- Main characters with the series logo

Publication information
- Publisher: Spirou magazine Dupuis (2006-2023) / Rue de Sèvres (2023-) (French) Cinebook Ltd (English)
- Publication date: 2006–present
- Main character(s): Dodji Leila Camille Yvan Terry

Creative team
- Written by: Fabien Vehlmann (2006–)
- Artist(s): Bruno Gazzotti (2006-)

= Seuls =

Franco-Belgian comics series

Seuls is a Franco-Belgian fantasy adventure children's comic book series written by Fabien Vehlmann and drawn by Bruno Gazzotti for Spirou Magazine. It centers on the adventures of five children who must fend for themselves in a mysterious world without adults.

It was published in hardback albums by Dupuis from January 2006. The series comprises 14 volumes divided into 4 cycles.

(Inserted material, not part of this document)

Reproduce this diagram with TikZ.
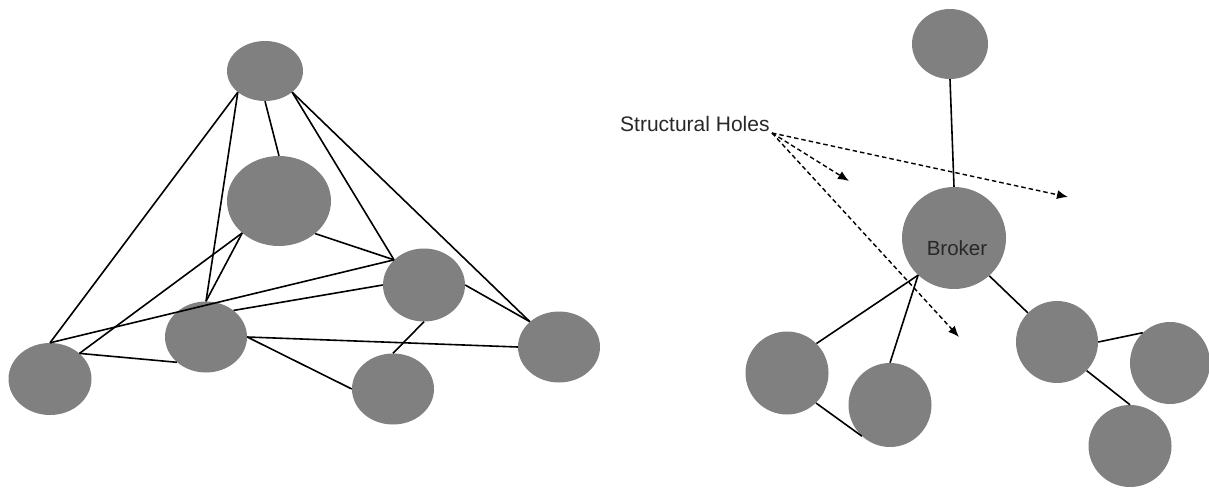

The series has twice won a Prix Jeunesse 9-12 ans at the Angoulême Festival in 2007 and 2010. It has also received two Grand Prix du Journal de Mickey.

The albums have also been published in Dutch (by Dupuis), in English (by Cinebook), in German (by Piredda), in Norwegian (by QltrRebus) and in Spanish (by Dibbuks).

In 2017 a film adaptation of the series was made by David Moreau, starring Stéphane Bak, Sofia Lesaffre and Thomas Doret, with limited success.

By 2018, more than 2 million albums had been sold, with new albums topping the French sales rankings for comics.